Step 1: Understand the Basics of Functions

  • A function is a relation that assigns exactly one output for each input.
  • Functions are usually written in the form f(x), where f is the function name and x is the input variable.
  • Example: If f(x) = 2x + 3, then for x = 2, f(2) = 2(2) + 3 = 7.

Step 2: Learn About Composition of Functions

  • Composition of functions involves combining two functions to create a new function.
  • The notation for composition is (f ∘ g)(x) = f(g(x)).
  • This means you first apply g to x, and then apply f to the result of g.

Step 3: Performing Composition of Functions

  1. Identify the functions you want to compose.

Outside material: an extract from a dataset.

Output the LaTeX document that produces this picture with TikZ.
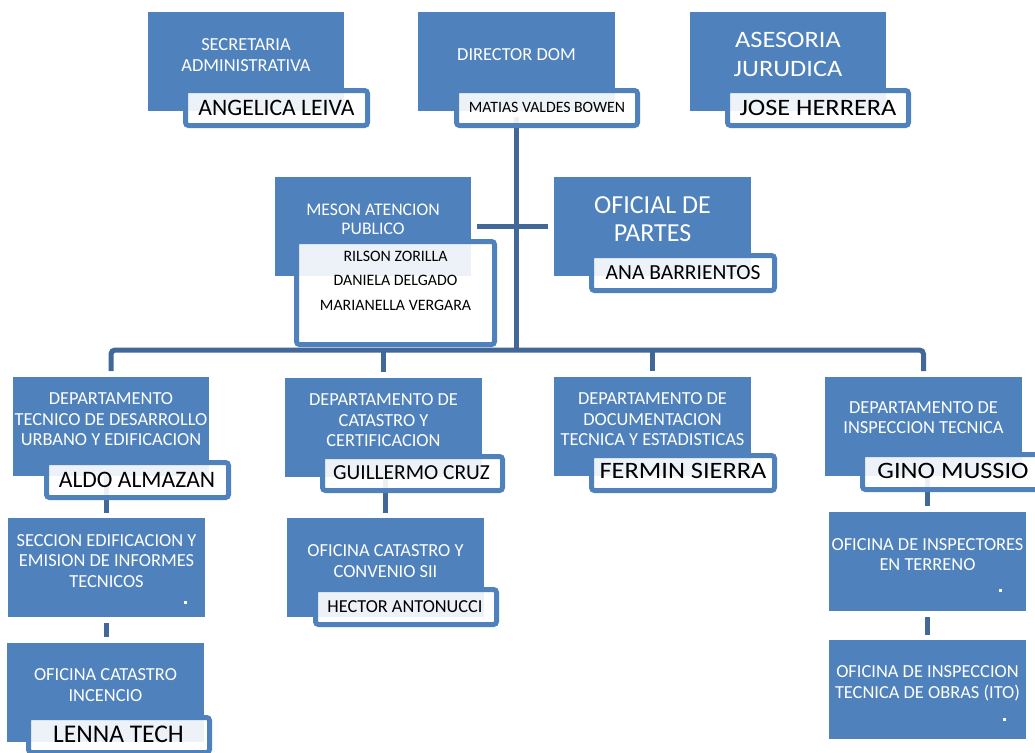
\documentclass[tikz,border=0pt]{standalone}
\usepackage{fontspec}
\setmainfont{Carlito}
\newfontfamily\widefont[FakeStretch=1.12]{Carlito}
\definecolor{boxblue}{RGB}{79,129,189}
\definecolor{connblue}{RGB}{65,104,152}
\tikzset{
  bluebox/.style={fill=boxblue, draw=none, inner sep=0pt, outer sep=0pt},
  namebox/.style={fill=white, fill opacity=0.9, draw=boxblue, draw opacity=1, line width=5pt, rounded corners=3pt, inner sep=0pt, outer sep=0pt},
  conn/.style={draw=connblue, line width=5pt},
  ttl/.style={text=white, anchor=base, inner sep=0pt, font=\fontsize{18.4}{20}\selectfont},
  nm/.style={text=black, anchor=base, inner sep=0pt},
  dotsq/.style={fill=white, draw=none, inner sep=0pt, minimum size=3pt}
}
\begin{document}
\begin{tikzpicture}[x=1pt,y=-1pt]
\fill[white] (0,0) rectangle (1035,752);
\useasboundingbox (0,0) rectangle (1035,752);

% blue boxes
\node[bluebox, minimum width=196pt, minimum height=99pt] (sec) at (246,61.5) {};
\node[bluebox, minimum width=197pt, minimum height=99pt] (dir) at (516.5,61.5) {};
\node[bluebox, minimum width=196pt, minimum height=99pt] (ase) at (788,61.5) {};
\node[bluebox, minimum width=196pt, minimum height=99pt] (mes) at (373,226.5) {};
\node[bluebox, minimum width=197pt, minimum height=99pt] (ofi) at (652.5,226.5) {};
\node[bluebox, minimum width=196pt, minimum height=99pt] (d1) at (111,426.5) {};
\node[bluebox, minimum width=197pt, minimum height=99pt] (d2) at (383.5,427.5) {};
\node[bluebox, minimum width=197pt, minimum height=99pt] (d3) at (652.5,426.5) {};
\node[bluebox, minimum width=197pt, minimum height=99pt] (d4) at (923.5,426.5) {};
\node[bluebox, minimum width=197pt, minimum height=99pt] (sec1) at (106.5,567.5) {};
\node[bluebox, minimum width=197pt, minimum height=99pt] (cat) at (105.5,692.5) {};
\node[bluebox, minimum width=197pt, minimum height=99pt] (conv) at (385.5,567.5) {};
\node[bluebox, minimum width=197pt, minimum height=99pt] (insp) at (927.5,561.5) {};
\node[bluebox, minimum width=197pt, minimum height=99pt] (ito) at (927.5,689.5) {};

% connectors
\coordinate (bus) at (516.5,350);
\draw[conn] ([yshift=-6pt]dir.south) -- (bus);
\draw[conn, rounded corners=4pt] ([yshift=6pt]d1.north) |- (bus) -| ([yshift=6pt]d4.north);
\draw[conn] ([yshift=6pt]d2.north) -- (d2.north |- bus);
\draw[conn] ([yshift=6pt]d3.north) -- (d3.north |- bus);
\draw[conn] ([xshift=6pt]mes.east) -- ([xshift=-6pt]ofi.west);
\draw[conn] ([yshift=5pt]sec1.north) -- ([yshift=5pt]sec1.north |- d1.south);
\draw[conn] ([yshift=-6pt]sec1.south) -- ([yshift=6pt]cat.north -| sec1.south);
\draw[conn] ([yshift=5pt]conv.north) -- (conv.north |- d2.south);
\draw[conn] ([yshift=6pt]insp.north) -- (insp.north |- d4.south);
\draw[conn] ([yshift=-6pt]insp.south) -- ([yshift=5pt]ito.north);

% name boxes
\node[namebox, minimum width=182pt, minimum height=35pt] (nsec) at (276.5,108) {};
\node[namebox, minimum width=181pt, minimum height=35pt] (ndir) at (547,108) {};
\node[namebox, minimum width=181pt, minimum height=35pt] (nase) at (818,108) {};
\node[namebox, minimum width=198pt, minimum height=103pt] (nmes) at (395.5,293) {};
\node[namebox, minimum width=183pt, minimum height=35pt] (nofi) at (683,273) {};
\node[namebox, minimum width=182pt, minimum height=35pt] (nd1) at (137.5,480) {};
\node[namebox, minimum width=180pt, minimum height=34pt] (nd2) at (412.5,473.5) {};
\node[namebox, minimum width=183pt, minimum height=35pt] (nd3) at (683,473) {};
\node[namebox, minimum width=181pt, minimum height=35pt] (nd4) at (953,472) {};
\node[namebox, minimum width=181pt, minimum height=35pt] (ncat) at (119,735) {};
\node[namebox, minimum width=181pt, minimum height=35pt] (nconv) at (406,607) {};

% titles
\node[ttl] (tsec1) at (246,50.7) {SECRETARIA};
\node[ttl] (tsec2) at (246,71) {ADMINISTRATIVA};
\node[ttl] (tdir) at (516.5,60) {DIRECTOR DOM};
\node[ttl, font=\widefont\fontsize{23.5}{26}\selectfont] (tase1) at (788,47.7) {ASESORIA};
\node[ttl, font=\widefont\fontsize{23.5}{26}\selectfont] (tase2) at (788,76.7) {JURUDICA};
\node[ttl, font=\fontsize{17.7}{20}\selectfont] (tmes1) at (373,215) {MESON ATENCION};
\node[ttl, font=\fontsize{17.7}{20}\selectfont] (tmes2) at (373,234.3) {PUBLICO};
\node[ttl, font=\fontsize{26}{30}\selectfont] (tofi1) at (652.5,213.3) {OFICIAL DE};
\node[ttl, font=\fontsize{26}{30}\selectfont] (tofi2) at (652.5,241.7) {PARTES};
\node[ttl] (td1a) at (111,404) {DEPARTAMENTO};
\node[ttl] (td1b) at (111,425) {TECNICO DE DESARROLLO};
\node[ttl] (td1c) at (111,445) {URBANO Y EDIFICACION};
\node[ttl] (td2a) at (383.5,405) {DEPARTAMENTO DE};
\node[ttl] (td2b) at (383.5,426) {CATASTRO Y};
\node[ttl] (td2c) at (383.5,446.5) {CERTIFICACION};
\node[ttl] (td3a) at (652.5,404) {DEPARTAMENTO DE};
\node[ttl] (td3b) at (652.5,425) {DOCUMENTACION};
\node[ttl] (td3c) at (652.5,445) {TECNICA Y ESTADISTICAS};
\node[ttl] (td4a) at (923.5,413.3) {DEPARTAMENTO DE};
\node[ttl] (td4b) at (923.5,433.3) {INSPECCION TECNICA};
\node[ttl] (tsa) at (106.5,546) {SECCION EDIFICACION Y};
\node[ttl] (tsb) at (106.5,566.7) {EMISION DE INFORMES};
\node[ttl] (tsc) at (106.5,587.3) {TECNICOS};
\node[ttl] (tca) at (105.5,680) {OFICINA CATASTRO};
\node[ttl] (tcb) at (105.5,701) {INCENCIO};
\node[ttl] (tva) at (385.5,556.7) {OFICINA CATASTRO Y};
\node[ttl] (tvb) at (385.5,577.3) {CONVENIO SII};
\node[ttl] (tia) at (927.5,550) {OFICINA DE INSPECTORES};
\node[ttl] (tib) at (927.5,570.7) {EN TERRENO};
\node[ttl] (toa) at (927.5,677.3) {OFICINA DE INSPECCION};
\node[ttl] (tob) at (927.5,698) {TECNICA DE OBRAS (ITO)};

% names
\node[nm, font=\fontsize{23.6}{26}\selectfont] (mnsec) at (276.5,115) {ANGELICA LEIVA};
\node[nm, font=\fontsize{15.8}{18}\selectfont] (mndir) at (547,112.7) {MATIAS VALDES BOWEN};
\node[nm, font=\widefont\fontsize{23.5}{26}\selectfont] (mnase) at (818,115) {JOSE HERRERA};
\node[nm, font=\fontsize{15.9}{18}\selectfont] (mnm1) at (395.5,261.7) {RILSON ZORILLA};
\node[nm, font=\fontsize{15.9}{18}\selectfont] (mnm2) at (395.5,285.7) {DANIELA DELGADO};
\node[nm, font=\fontsize{15.9}{18}\selectfont] (mnm3) at (395.5,310) {MARIANELLA VERGARA};
\node[nm, font=\fontsize{21.5}{24}\selectfont] (mnofi) at (683,279.5) {ANA BARRIENTOS};
\node[nm, font=\fontsize{23.6}{26}\selectfont] (mnd1) at (137,487) {ALDO ALMAZAN};
\node[nm, font=\fontsize{21.4}{24}\selectfont] (mnd2) at (411.5,479) {GUILLERMO CRUZ};
\node[nm, font=\widefont\fontsize{23.5}{26}\selectfont] (mnd3) at (683,478.5) {FERMIN SIERRA};
\node[nm, font=\widefont\fontsize{23.5}{26}\selectfont] (mnd4) at (953,478.3) {GINO MUSSIO};
\node[nm, font=\fontsize{18.3}{20}\selectfont] (mnconv) at (405,612) {HECTOR ANTONUCCI};
\node[nm, font=\fontsize{25.5}{28}\selectfont] (mncat) at (118.5,742.7) {LENNA TECH};

% small dots
\node[dotsq] (dot1) at (185,602) {};
\node[dotsq] (dot2) at (1000,590) {};
\node[dotsq] (dot3) at (1004,719) {};
\end{tikzpicture}
\end{document}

For example, let:
    • f(x) = 2x + 3
    • g(x) = x^2
  2. Substitute g into f:
    • (f ∘ g)(x) = f(g(x)) = f(x^2)
  3. Replace g(x) in the function f:
    • f(x^2) = 2(x^2) + 3
  4. Simplify:
    • (f ∘ g)(x) = 2x^2 + 3

Step 4: Explore the Reverse Composition

  • The reverse composition (g ∘ f)(x) is also important:
  1. Substitute f into g:
    • (g ∘ f)(x) = g(f(x)) = g(2x + 3)
  2. Replace f(x) in the function g:
    • g(2x + 3) = (2x + 3)^2
  3. Simplify:
    • (g ∘ f)(x) = 4x^2 + 12x + 9

Step 5: Common Pitfalls to Avoid

  • Ensure that you are applying the correct function in the correct order.
  • Be cautious with parentheses; they can change the outcome.
  • Always simplify your final expression for clarity.

Step 6: Real-World Applications

  • Composition of functions can be applied in various fields like physics, economics, and engineering.
  • For example, in physics, if one function represents distance as a function of time and another function represents speed as a function of distance, you can compose these functions to find speed as a function of time.

Conclusion

The composition of functions is a fundamental concept in mathematics that enables you to create new functions from existing ones. By practicing the steps outlined in this tutorial, you’ll gain a solid understanding of how to compose functions effectively. As a next step, try composing different functions on your own and explore their applications in real-world scenarios.